The homegrown movement has begun for the Mets. With Lucas Duda joining Ike Davis, Josh Thole, Ruben Tejada and Jonathon Niese, the Mets have proven that they had a better farm system than most experts gave them credit for. Before this year, the farm system had only produced Jose Reyes, David Wright and Mike Pelfrey (Angel Pagan came up through the Mets' farm system, but made his major league debut for the Cubs before coming back to the Mets in 2008).

Once the Mets shed themselves of the cancers in the clubhouse (El Perez-idente, Frankie Knuckles) and the bad contracts given to gimpy players (Luis Cast-"E"-llo), their youth movement will shine.

Lucas Duda is just the latest in a string of young players who will do his best to carry this team back to respectability. The future will be bright at Citi Field, so long as "the Duda abides" and takes the rest of the young Mets stars with him.

For Part 1 of "Hello And Goodbye", please click here.

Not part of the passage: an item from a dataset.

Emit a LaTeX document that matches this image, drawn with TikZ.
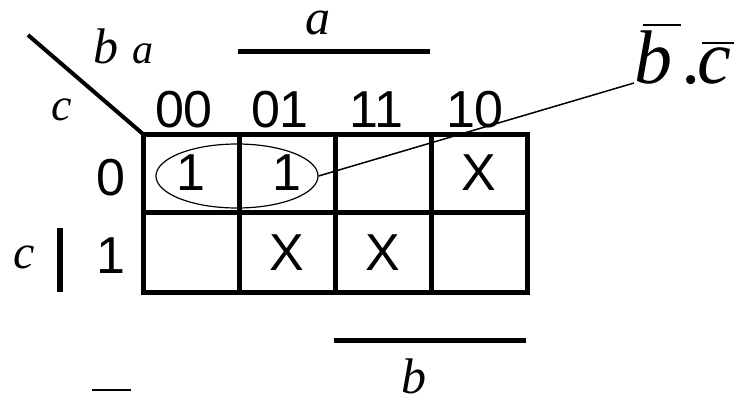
\documentclass[tikz,border=0pt]{standalone}
\usepackage{fontspec}
\setmainfont{Liberation Sans}
\newfontfamily\tms{Liberation Serif}
\usetikzlibrary{shapes.geometric}
\tikzset{
  grid/.style={line width=5pt},
  dig/.style={font=\fontsize{52}{60}\selectfont, inner sep=0pt, anchor=base},
  var/.style={font=\tms\itshape\fontsize{#1}{#1}\selectfont, inner sep=0pt, anchor=base},
  bar/.style={line width=5pt},
  thinbar/.style={line width=2pt}
}
\begin{document}
\begin{tikzpicture}[x=1pt,y=-1pt]
\useasboundingbox (0,0) rectangle (734,399);
% grid
\draw[grid] (143,134) rectangle (527,292);
\draw[grid] (239,134) -- (239,292);
\draw[grid] (335,134) -- (335,292);
\draw[grid] (431,134) -- (431,292);
\draw[grid] (143,212) -- (527,212);
% diagonal
\draw[line width=4pt] (28,35) -- (143,134);
% headers
\node[dig] (h00) at (184,127) {00};
\node[dig] (h01) at (280,127) {01};
\node[dig] (h11) at (376,127) {11};
\node[dig] (h10) at (475,127) {10};
\node[dig] (r0) at (110.5,195) {0};
\node[dig] (r1) at (110.5,273) {1};
% cells
\node[dig] (c00) at (191,190) {1};
\node[dig] (c01) at (287,190) {1};
\node[dig] (c10) at (479,190) {X};
\node[dig] (d01) at (287,270) {X};
\node[dig] (d11) at (383,270) {X};
% variable labels
\node[var=50] (lb) at (106,63) {b};
\node[var=42] (la) at (143,63) {a};
\node[var=46] (lc) at (62,120) {c};
\node[var=48] (lc2) at (24,268) {c};
\draw[line width=6pt] (60,228) -- (60,292);
\node[var=50] (ta) at (318,34) {a};
\draw[bar] (238,51) -- (430,51);
\draw[bar] (334,340) -- (526,340);
\node[var=50] (bb) at (414,393) {b};
% implicant
\node[draw, ellipse, line width=1.2pt, minimum width=162pt, minimum height=64pt, inner sep=0pt] (ell) at (237,176) {};
\node[var=76, anchor=base west] (tb) at (634,83) {b};
\node[var=76, anchor=base west] (tdot) at (683,83) {.};
\node[var=76, anchor=base west] (tc) at (697,83) {c};
\draw[thinbar] (643,25) -- (681,25);
\draw[thinbar] (702,43) -- (734,43);
\draw[line width=1.5pt] (ell.east) -- (tb.base west);
% cut-off fragment
\draw[thinbar] (92,390) -- (131,390);
\end{tikzpicture}
\end{document}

Hello And Goodbye (Part 1): Au Revoir, Monsieur Frenchy

Jeff Francoeur was traded to the Texas Rangers on Tuesday night. The man with the good attitude but poor on-base percentage was sent to the AL West leaders for Joaquin Arias. So who do you think got the best deal in this trade? Let's review, shall we?

Frenchy is going from a fourth-place team to a team that is close to wrapping up their division. In Texas, he will be surrounded by a formidable lineup and will only play against left-handed pitchers. As a Met, Francoeur hit .280 against lefties in 100 at-bats and was more patient, as his .351 on-base percentage suggests. Against righties, his averages were much lower (.223/.273).

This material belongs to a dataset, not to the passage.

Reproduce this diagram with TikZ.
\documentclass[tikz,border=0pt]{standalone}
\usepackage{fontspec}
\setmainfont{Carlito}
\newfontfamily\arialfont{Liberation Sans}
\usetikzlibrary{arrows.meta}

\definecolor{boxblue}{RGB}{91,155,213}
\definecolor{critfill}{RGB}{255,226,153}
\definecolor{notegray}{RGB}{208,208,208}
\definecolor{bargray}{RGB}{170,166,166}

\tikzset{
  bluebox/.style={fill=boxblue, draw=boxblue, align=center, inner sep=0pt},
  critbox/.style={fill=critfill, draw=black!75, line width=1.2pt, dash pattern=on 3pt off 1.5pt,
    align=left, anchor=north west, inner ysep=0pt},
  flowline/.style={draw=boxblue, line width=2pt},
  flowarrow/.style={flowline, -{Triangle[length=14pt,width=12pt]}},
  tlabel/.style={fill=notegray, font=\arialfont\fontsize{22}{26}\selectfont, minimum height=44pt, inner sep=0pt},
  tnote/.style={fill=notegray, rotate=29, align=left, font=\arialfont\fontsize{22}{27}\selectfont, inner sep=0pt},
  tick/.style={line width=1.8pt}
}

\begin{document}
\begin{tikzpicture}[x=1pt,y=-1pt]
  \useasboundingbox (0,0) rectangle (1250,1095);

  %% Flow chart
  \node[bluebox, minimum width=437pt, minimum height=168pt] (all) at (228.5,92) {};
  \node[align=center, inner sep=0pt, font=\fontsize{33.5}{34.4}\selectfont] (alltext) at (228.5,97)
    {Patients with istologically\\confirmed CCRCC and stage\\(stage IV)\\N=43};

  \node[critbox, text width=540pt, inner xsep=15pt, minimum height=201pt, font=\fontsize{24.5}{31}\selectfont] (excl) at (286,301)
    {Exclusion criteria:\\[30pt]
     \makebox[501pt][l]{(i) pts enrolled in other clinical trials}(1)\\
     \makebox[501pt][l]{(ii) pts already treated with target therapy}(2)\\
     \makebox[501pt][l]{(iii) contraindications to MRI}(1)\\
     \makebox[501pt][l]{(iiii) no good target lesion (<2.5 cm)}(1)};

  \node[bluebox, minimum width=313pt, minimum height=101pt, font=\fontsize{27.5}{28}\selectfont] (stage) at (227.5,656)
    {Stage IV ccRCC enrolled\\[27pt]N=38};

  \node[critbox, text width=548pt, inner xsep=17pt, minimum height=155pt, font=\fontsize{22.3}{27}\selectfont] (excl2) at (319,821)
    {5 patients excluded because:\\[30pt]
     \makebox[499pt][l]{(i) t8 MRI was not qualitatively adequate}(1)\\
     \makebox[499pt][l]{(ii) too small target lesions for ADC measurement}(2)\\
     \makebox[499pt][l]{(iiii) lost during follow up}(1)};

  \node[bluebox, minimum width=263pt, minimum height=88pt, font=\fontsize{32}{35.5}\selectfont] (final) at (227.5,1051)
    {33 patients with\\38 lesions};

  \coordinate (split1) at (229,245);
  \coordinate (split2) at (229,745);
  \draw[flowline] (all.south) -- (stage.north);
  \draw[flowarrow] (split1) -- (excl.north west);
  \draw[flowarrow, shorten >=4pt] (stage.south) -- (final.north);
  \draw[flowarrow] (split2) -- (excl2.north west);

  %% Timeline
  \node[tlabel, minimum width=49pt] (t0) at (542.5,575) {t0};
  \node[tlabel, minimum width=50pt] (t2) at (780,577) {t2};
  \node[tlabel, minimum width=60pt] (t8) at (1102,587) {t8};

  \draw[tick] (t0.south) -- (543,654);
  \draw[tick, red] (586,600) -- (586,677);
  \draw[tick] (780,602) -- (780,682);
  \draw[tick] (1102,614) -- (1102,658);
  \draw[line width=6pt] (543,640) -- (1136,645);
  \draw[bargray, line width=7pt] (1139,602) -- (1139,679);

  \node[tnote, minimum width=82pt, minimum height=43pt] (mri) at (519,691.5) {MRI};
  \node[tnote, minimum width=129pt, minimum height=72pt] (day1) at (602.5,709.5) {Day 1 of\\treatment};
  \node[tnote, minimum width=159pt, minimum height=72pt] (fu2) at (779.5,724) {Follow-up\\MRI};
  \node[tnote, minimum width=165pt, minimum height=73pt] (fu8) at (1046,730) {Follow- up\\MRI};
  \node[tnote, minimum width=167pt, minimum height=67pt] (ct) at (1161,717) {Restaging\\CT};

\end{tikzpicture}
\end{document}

What about the newcomer, Joaquin Arias? In parts of four seasons with the Rangers, Arias has come up to bat 242 times. He has yet to hit his first major league home run, or as I like to say it, he's one home run behind Johan Santana on the all-time career home run list. As far as on-base percentage goesm Arias has walked ten times. If that was his total for the season, that would be a poor number. Unfortunately, that's the number of times he's walked IN HIS CAREER!

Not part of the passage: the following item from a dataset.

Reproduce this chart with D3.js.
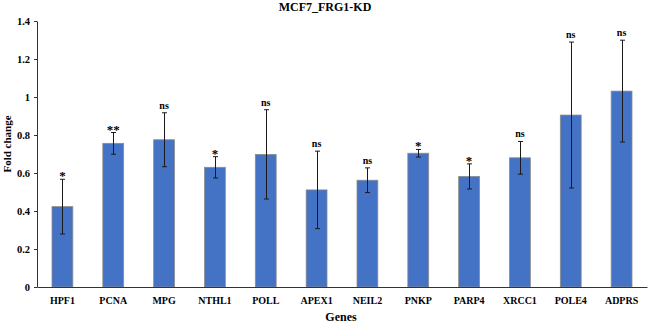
<!DOCTYPE html>
<html>
<head>
<meta charset="utf-8">
<script src="https://cdn.jsdelivr.net/npm/d3@7"></script>
<style>
  body { margin: 0; background: #fff; }
  svg text { font-family: "Liberation Serif", "Times New Roman", serif; font-weight: bold; fill: #000; }
</style>
</head>
<body>
<div id="chart"></div>
<script>
// data
const genes = ["HPF1", "PCNA", "MPG", "NTHL1", "POLL", "APEX1", "NEIL2", "PNKP", "PARP4", "XRCC1", "POLE4", "ADPRS"]
const foldChange = [0.423, 0.756, 0.775, 0.630, 0.698, 0.511, 0.562, 0.704, 0.582, 0.680, 0.905, 1.031]
const errors = [0.144, 0.057, 0.142, 0.056, 0.235, 0.204, 0.065, 0.02, 0.066, 0.086, 0.384, 0.268]
const signif = ["*", "**", "ns", "*", "ns", "ns", "ns", "*", "*", "ns", "ns", "ns"]
const yTicks = [0, 0.2, 0.4, 0.6, 0.8, 1, 1.2, 1.4]

const width = 649, height = 324
const margin = { top: 21, right: 2, bottom: 37, left: 37 }

const svg = d3.select("#chart").append("svg")
  .attr("width", width)
  .attr("height", height)

const x = d3.scaleBand()
  .domain(genes)
  .range([margin.left, width - margin.right])
  .paddingInner(0.59)
  .paddingOuter(0.295)

const y = d3.scaleLinear()
  .domain([0, 1.4])
  .range([height - margin.bottom, margin.top])

// bars
svg.append("g")
  .selectAll("rect")
  .data(genes)
  .join("rect")
    .attr("x", d => x(d))
    .attr("y", (d, i) => y(foldChange[i]))
    .attr("width", x.bandwidth())
    .attr("height", (d, i) => y(0) - y(foldChange[i]))
    .attr("fill", "#4472C4")
    .attr("stroke", "#8c8c8c")
    .attr("stroke-width", 0.8)

// error bars
const err = svg.append("g").attr("stroke", "#1a1a1a").attr("stroke-width", 1)
genes.forEach((g, i) => {
  const cx = Math.round(x(g) + x.bandwidth() / 2) + 0.5
  const top = y(foldChange[i] + errors[i])
  const bot = y(foldChange[i] - errors[i])
  err.append("line").attr("x1", cx).attr("x2", cx).attr("y1", top).attr("y2", bot)
  err.append("line").attr("x1", cx - 2.5).attr("x2", cx + 2.5).attr("y1", top).attr("y2", top)
  err.append("line").attr("x1", cx - 2.5).attr("x2", cx + 2.5).attr("y1", bot).attr("y2", bot)
})

// significance labels
svg.append("g")
  .selectAll("text")
  .data(genes)
  .join("text")
    .attr("x", d => x(d) + x.bandwidth() / 2)
    .attr("y", (d, i) => y(foldChange[i] + errors[i]) - (signif[i] == "ns" ? 4 : -1))
    .attr("text-anchor", "middle")
    .style("font-size", (d, i) => signif[i] == "ns" ? "10px" : "13px")
    .text((d, i) => signif[i])

// y axis
const yAxis = svg.append("g")
  .attr("transform", `translate(${margin.left},0)`)
  .call(d3.axisLeft(y).tickValues(yTicks).tickSize(3).tickSizeOuter(0).tickFormat(d => d3.format("")(d)))
yAxis.select(".domain").attr("stroke", "#333")
yAxis.selectAll(".tick line").attr("stroke", "#333")
yAxis.selectAll(".tick text")
  .attr("x", -7)
  .style("font-size", "10.5px")
  .style("font-family", "'Liberation Serif', serif")

// x axis
const xAxis = svg.append("g")
  .attr("transform", `translate(0,${y(0)})`)
  .call(d3.axisBottom(x).tickSize(0).tickPadding(10))
xAxis.select(".domain").attr("stroke", "#333")
xAxis.selectAll(".tick text")
  .style("font-size", "10px")
  .style("font-family", "'Liberation Serif', serif")

// titles
svg.append("text")
  .attr("x", 325)
  .attr("y", 11)
  .attr("text-anchor", "middle")
  .style("font-size", "12px")
  .text("MCF7_FRG1-KD")

svg.append("text")
  .attr("x", 341)
  .attr("y", 321)
  .attr("text-anchor", "middle")
  .style("font-size", "12px")
  .text("Genes")

svg.append("text")
  .attr("transform", "translate(11,144) rotate(-90)")
  .attr("text-anchor", "middle")
  .style("font-size", "11px")
  .text("Fold change")
</script>
</body>
</html>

If the photo to the right makes it look like Arias is a slugger, then you're thinking of the wrong Joaquin. There was another player in the major leagues back in the '70s and '80s who finished his career with 5 HR and 30 walks. That Joaquin has a last name of Andujar and he was a pitcher for the Houston Astros and St. Louis Cardinals.

So let's see. The Mets traded a guy who was third on the team in home runs but had a relatively low on-base percentage. In return, they got a man who couldn't hit a single home run in one of the best hitters' ballparks in baseball and who has failed to take his medication for the past four years to combat his allergic reaction to walks.

Yup, sounds like a typical Mets trade to me.

Jeff Francoeur will now be playing October baseball while the Mets will be watching him play on TV. The photo to the left says all you have to know about the fans' reaction to this trade.

Au revoir, Monsieur Frenchy. Although Jeff could be frustrating at times in the batters' box, he was an outstanding defensive player who always gave his best effort and never made excuses for his shortcomings.

Joaquin Arias is now a Met. Hooray. He's the bat we've been missing since Jason Tyner was traded to Tampa for Bubba Trammell and Rick White. It's too bad Joaquin Andujar couldn't be coaxed out of retirement.